Behandelter Abschnitt Pred 12,1-8
Nach den ernsten Worten über die Eitelkeit der Jugend erhebt sich die Sprache und wird äußerst feierlich: „Und gedenke deines Schöpfers in den Tagen deiner Jugendzeit, ehe die Tage des Übels kommen“ (Vers 1). Diese Wahrheit ist von grundlegender Bedeutung, wie überhaupt das ganze Buch. Es handelt sich hier nur um die Beziehungen des Menschen zu seinem Schöpfer, nicht um die des Israeliten zu Jehova, dem Bundesgott, und noch weniger um die des Kindes Gottes zu seinem Vater.
Wir haben hier eine der grundlegendsten Wahrheiten über die Beziehungen des Menschen zu Gott, wie sie uns in Epheser 4,6 dargestellt wird; „Ein Gott und Vater aller, der da ist über allen und durch alle.“ Jüngling, der du noch in der Morgenröte der Jugend stehst, vergiß nicht, daß der Zeitpunkt des körperlichen Verfalls kommt, wo dir alles schwer und mühevoll wird und dein Geist, wenn unvermutet der Tod kommt, zu Gott zurückkehrt, um Ihm Rechenschaft über dein Leben zu geben!
Dieser Vers ermahnt den Menschen einerseits, schon in seiner Jugend Gott vor sein Herz zu stellen, und sich auf der anderen Seite der überaus großen Hinfälligkeit des unter die Folgen der Sünde geknechteten Menschen bewußt zu sein und an sein schließliches Ende, den Tod und das Gericht, zu denken.

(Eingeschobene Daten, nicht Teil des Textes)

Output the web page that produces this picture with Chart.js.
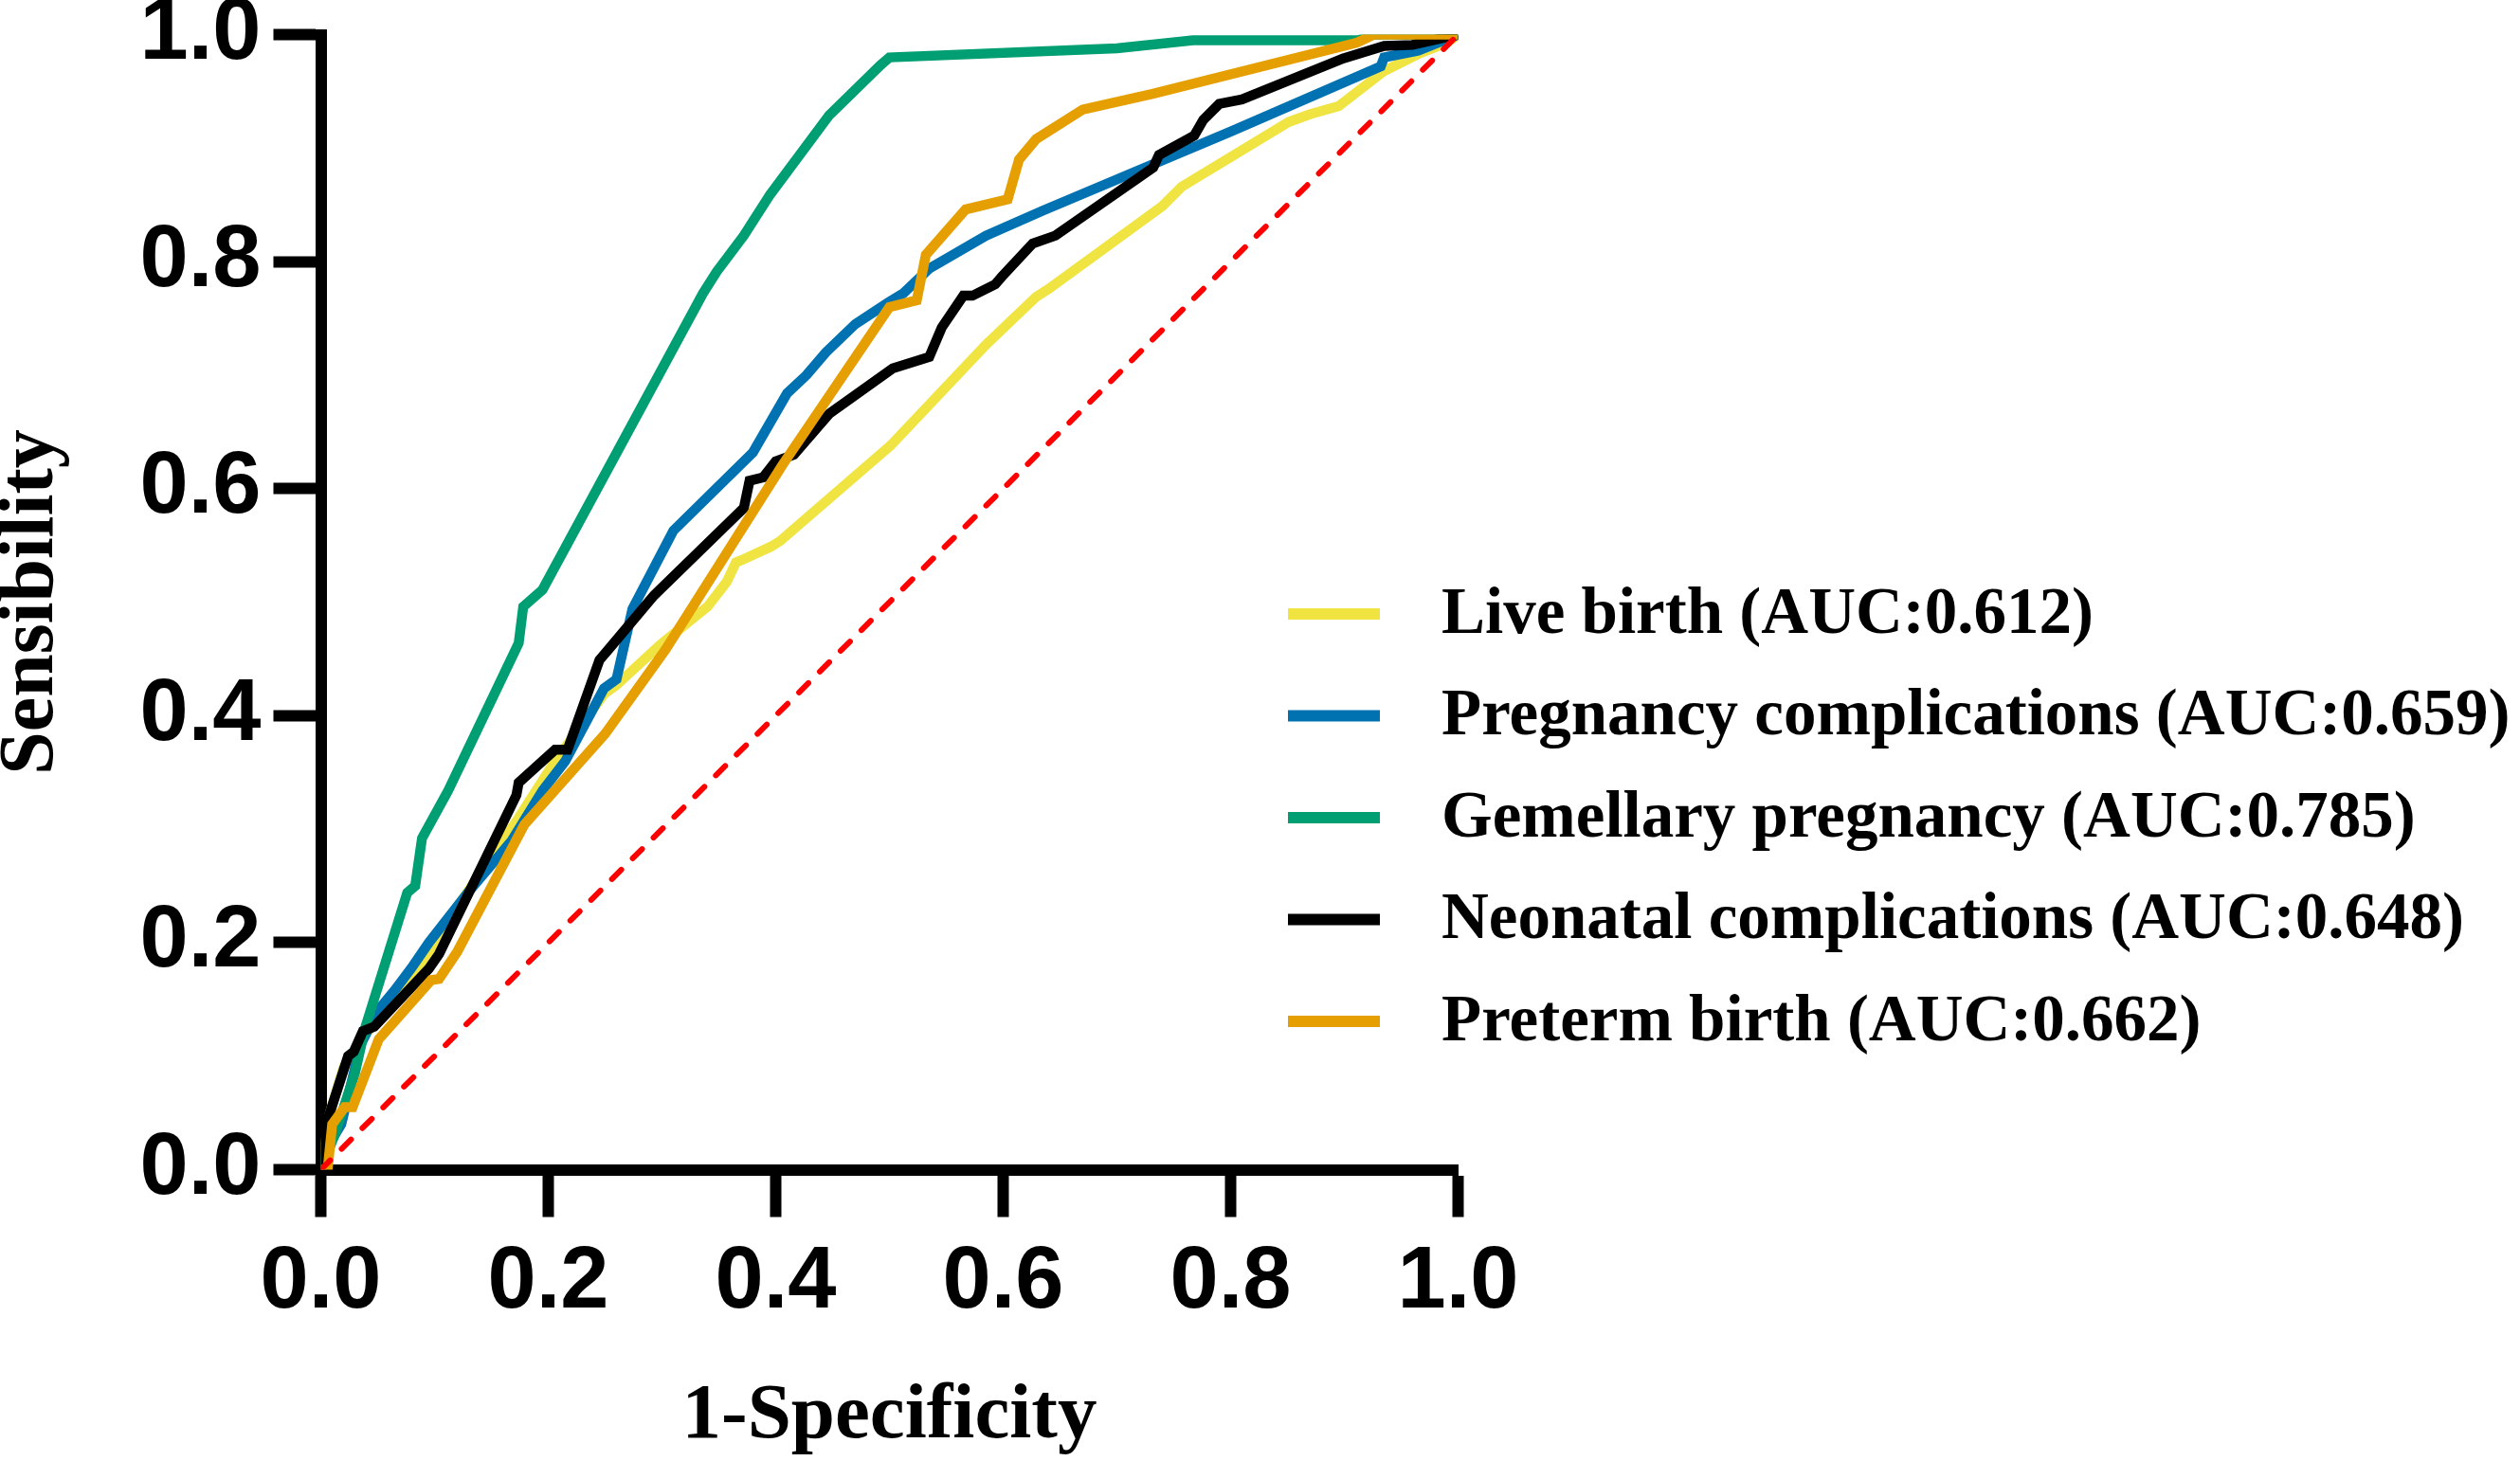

Die Beschreibung der Beschwernisse eines hohen Alters (Verse 2–7) ist überaus treffend. Es hat Gott gefallen, sich in Seinem Wort aller Ausdrucksarten zu bedienen, die die Literatur der Völker zu besitzen sich rühmt und pflegt. Wir können auf diese Weise den Abstand zwischen den göttlichen Gedanken und dem Einfallsreichtum des Menschen ermessen. Welche dichterische Form der Geist Gottes auch gebrauchen mag (hier ist es die Allegorie, die sinnbildliche Darstellung), Er bleibt stets wahr, selbst in den zartesten Abstufungen Seiner Gedanken.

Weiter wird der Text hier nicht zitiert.